エッセイ:リーダーの「器」とは何か(4)
論理的思考を阻む罠
リーダーは,その決断が不確実に満ちていればいるほど、リーダーはその決断の背景を、論理的に説明していかねばならない。
論理的に考える上で、最も邪魔になるのは、情緒であろう。「問題意識をもて」「ヤル気を出せ」とばかり言うリーダーがたまにいるが、そもそも、「問題意識をもて」と言われて問題意識が出てくるものではないし、リーダーの仕事とは本来、部下のヤル気が正しく活かされる道を整備することにある。「ヤル気を出せ」と部下にハッパをかけるリーダーは、自らが無能であることを周囲に表明しているようなものである。
こうした情緒的なリーダーほど、部下に意識の向上に求めるものだが、部下の意識が向上したところで問題はまず解決しないことを指摘しておきたい。部下の意識低下とはマネジメントの不備に伴う相関現象であり、問題の結果ではあっても原因ではないことがしばしばだからである。人間には、原因と結果を何らかの因果で結ぼうという強力なメカニズムが備わっている。このように時間的に前後した2つの現象を因果関係として認知してしまう現象は、帰属の誤り(attribution error)と呼ばれる。
さらに、結果が起きた以上は原因があるはずだと考えて、原因を探し当てようとすることによる認知の歪みは、後知恵バイアス(hindsight bias)という。読者らは、ベストセラーとなったピーターズ&ウォータマン(1983)の「エクセレント・カンパニー」という本を覚えているだろうか。これは業界水準をはるかに超える卓越した業績をもつ企業の成功要因を探ったものだったが、出版後10年も経たないうちに、これらの“エクセレント”な企業が次々と深刻な業績不振を経験したのは有名な話である。同著では、最上のサービスと製品を提供していた等の成功要因が“発見”されたものの、その論理構成といえば「優良企業は優れていた」と言わんばかりの稚拙なものであった。

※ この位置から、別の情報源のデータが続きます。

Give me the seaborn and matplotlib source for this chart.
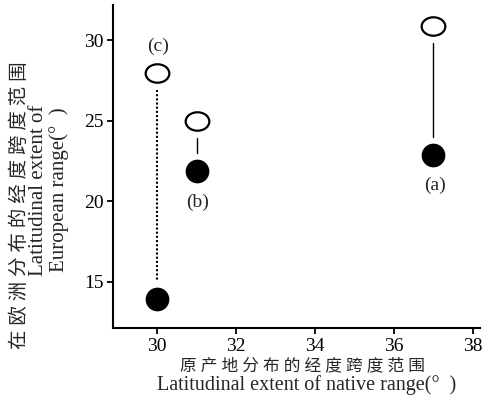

しかし人々は当時、それによって成功要因を“理解”し、また賛辞すらしたのである。
このような論理的思考を阻む罠は、人間ができるだけ手抜きをして、物事を理解しようとすることに由来している。たとえば、下記はどうだろうか。
ヤマト運輸が成功した理由の一つは、テレビから流れる「クロネコヤマトの宅急便」のコマーシャルにあると思ったらしい。そこで(新たに参入した)35社がそれぞれに動物のマークを作り、宣伝を始めた。ネコよりも強いイヌ、それも赤イヌ、小クマ、ライオン、ゾウ、キリン、いろいろな動物が参入してきて、さしずめ“動物合戦”とでもいうべき状態になったのである。(小倉昌男(1999)『小倉昌男 経営学』日経BP社)
成功した他社のやり方を真似ることは、必ずしも間違っているわけではない。しかし、論理的に考えることできないリーダーは「成功者と同じことをしているか否か」を知った時点で思考が止まってしまう。成功事例から本当に学ばなければならないのは、そうした成功に至るための論理であり、正しく考えれば動物のマークを作ることにはならないはずである。ここでも重要なことは、成功事例を“ダウンロード”することではなく、自らの頭で考えることである。